Between answering phones, delivering t-shirts and papers to the studio and sitting in the make-up room during the show, I met or talked to most of the guests who came on the show. We didn't hold extended conversations, but the interns could hover as long as we weren't noticed.
No matter how unglamorous it may seem, there is still something exciting about saying, "Frank will be with you in just a second" to Corben Bernson or Lou Diamond Phillips. My biggest coup was talking to Teller of "Penn and Teller," the magical comedy team. Teller is the one who never gets to say anything on stage.
After the war, I rode down an elevator with Arthur Kent, neatly clothed in the latest Gap-wear, and a horde of NBC executives in suits.
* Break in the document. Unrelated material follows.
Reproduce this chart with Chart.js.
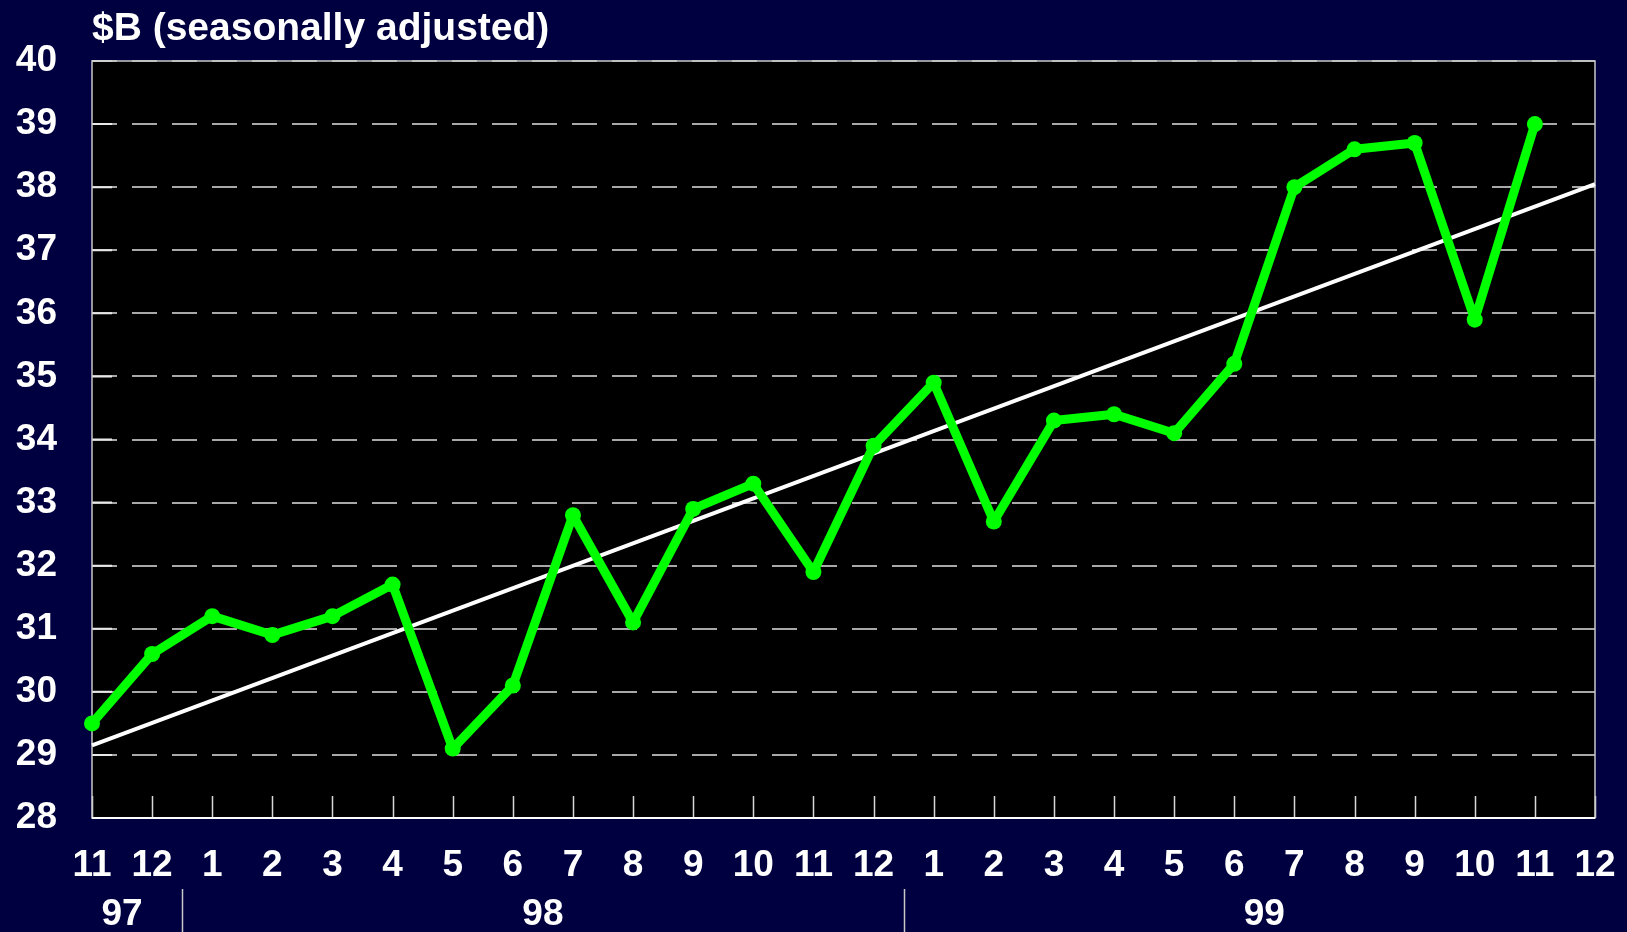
<!DOCTYPE html>
<html>
<head>
<meta charset="utf-8">
<script src="https://cdn.jsdelivr.net/npm/chart.js@4.4.0/dist/chart.umd.min.js"></script>
<style>
  html, body { margin: 0; padding: 0; background: #000040; }
  #wrap { width: 1627px; height: 932px; position: relative; }
</style>
</head>
<body>
<div id="wrap"><canvas id="chart"></canvas></div>
<script>
// month labels from 11/97 to 12/99
const months = ["11", "12", "1", "2", "3", "4", "5", "6", "7", "8", "9", "10", "11", "12",
                "1", "2", "3", "4", "5", "6", "7", "8", "9", "10", "11", "12"];
const years = ["97", "98", "99"];
// first and last month index of each year
const year_first = [0, 2, 14];
const year_last = [1, 13, 25];

const sales = [29.5, 30.6, 31.2, 30.9, 31.2, 31.7, 29.1, 30.1, 32.8, 31.1, 32.9, 33.3, 31.9, 33.9,
               34.9, 32.7, 34.3, 34.4, 34.1, 35.2, 38.0, 38.6, 38.7, 35.9, 39.0, null];
const trend = [29.15, null, null, null, null, null, null, null, null, null, null, null, null, null,
               null, null, null, null, null, null, null, null, null, null, null, 38.05];

const y_ticks_min = 28;
const y_ticks_max = 40;

const font_name = "'Liberation Sans', Arial, sans-serif";

const decor = {
  id: "decor",
  beforeDraw(chart) {
    const ctx = chart.ctx;
    const a = chart.chartArea;
    ctx.save();
    ctx.fillStyle = "#000040";
    ctx.fillRect(0, 0, chart.width, chart.height);
    ctx.fillStyle = "#000000";
    ctx.fillRect(a.left, a.top, a.right - a.left, a.bottom - a.top);
    ctx.restore();
  },
  beforeDatasetsDraw(chart) {
    const ctx = chart.ctx;
    const a = chart.chartArea;
    const x = chart.scales.x;
    const y = chart.scales.y;
    ctx.save();
    // small ticks inside the plot
    ctx.strokeStyle = "#d8d8d8";
    ctx.lineWidth = 1.5;
    ctx.beginPath();
    for (let i = 0; i < months.length; i++) {
      const px = Math.round(x.getPixelForValue(i)) + 0.5;
      ctx.moveTo(px, a.bottom);
      ctx.lineTo(px, a.bottom - 22);
    }
    ctx.stroke();
    ctx.strokeStyle = "#e8e8e8";
    ctx.lineWidth = 2;
    ctx.beginPath();
    for (const t of y.ticks) {
      const py = y.getPixelForValue(t.value);
      ctx.moveTo(a.left, py);
      ctx.lineTo(a.left + 20, py);
    }
    ctx.stroke();
    // border
    ctx.strokeStyle = "#c8c8c8";
    ctx.lineWidth = 1.5;
    ctx.strokeRect(a.left, a.top, a.right - a.left, a.bottom - a.top);
    ctx.strokeStyle = "#ffffff";
    ctx.lineWidth = 2;
    ctx.beginPath();
    ctx.moveTo(a.left, a.bottom);
    ctx.lineTo(a.right, a.bottom);
    ctx.stroke();
    ctx.restore();
  },
  afterDraw(chart) {
    const ctx = chart.ctx;
    const a = chart.chartArea;
    const x = chart.scales.x;
    ctx.save();
    ctx.fillStyle = "#ffffff";
    ctx.font = "bold 39px " + font_name;
    ctx.textBaseline = "middle";
    ctx.textAlign = "left";
    ctx.fillText("$B (seasonally adjusted)", a.left, 29);

    ctx.font = "bold 37px " + font_name;
    ctx.textAlign = "center";
    for (let i = 0; i < years.length; i++) {
      const cx = (x.getPixelForValue(year_first[i]) + x.getPixelForValue(year_last[i])) / 2;
      ctx.fillText(years[i], cx, 915);
    }
    ctx.strokeStyle = "#c8c8c8";
    ctx.lineWidth = 1.5;
    ctx.beginPath();
    for (let i = 1; i < years.length; i++) {
      const sx = Math.round((x.getPixelForValue(year_first[i]) + x.getPixelForValue(year_last[i - 1])) / 2) + 0.5;
      ctx.moveTo(sx, 889);
      ctx.lineTo(sx, 932);
    }
    ctx.stroke();
    ctx.restore();
  }
};

new Chart(document.getElementById("chart"), {
  type: "line",
  data: {
    labels: months,
    datasets: [{
      data: sales,
      borderColor: "#00ff00",
      backgroundColor: "#00ff00",
      borderWidth: 9,
      borderJoinStyle: "round",
      pointRadius: 8,
      pointBorderWidth: 0,
      pointBackgroundColor: "#00ff00",
      tension: 0,
      clip: false,
    }, {
      data: trend,
      borderColor: "#ffffff",
      borderWidth: 4,
      pointRadius: 0,
      spanGaps: true,
      tension: 0,
    }]
  },
  options: {
    responsive: true,
    maintainAspectRatio: false,
    animation: false,
    events: [],
    layout: { padding: { top: 61, right: 32, bottom: 0, left: 0 } },
    plugins: {
      legend: { display: false },
      tooltip: { enabled: false },
    },
    scales: {
      x: {
        type: "category",
        offset: false,
        grid: { display: false, drawTicks: false },
        border: { display: false },
        ticks: {
          color: "#ffffff",
          font: { family: font_name, size: 37, weight: "bold" },
          padding: 26,
          maxRotation: 0,
          autoSkip: false,
        },
        afterFit(scale) {
          scale.height = 114;
          scale.paddingLeft = 0;
          scale.paddingRight = 0;
        },
      },
      y: {
        min: y_ticks_min,
        max: y_ticks_max,
        grid: { color: "#a8a8a8", lineWidth: 2, drawTicks: false },
        border: { display: false, dash: [25, 15] },
        ticks: {
          stepSize: 1,
          color: "#ffffff",
          font: { family: font_name, size: 37, weight: "bold" },
          padding: 35,
        },
        afterFit(scale) { scale.width = 92; },
      },
    },
  },
  plugins: [decor],
});
</script>
</body>
</html>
Kent was relating the scuba diving story he had been telling on every interview show in New York and the execs were lapping it up. did anyone see "Broadcast News"?
Did You Go to Any Big Industry Events?
The second week of my internship was the ninth anniversary of the show. Usually, there is a prime time special on location, but they were saving their energy for the big 10th anniversary show this February in Radio City Music Hall, so we got a party.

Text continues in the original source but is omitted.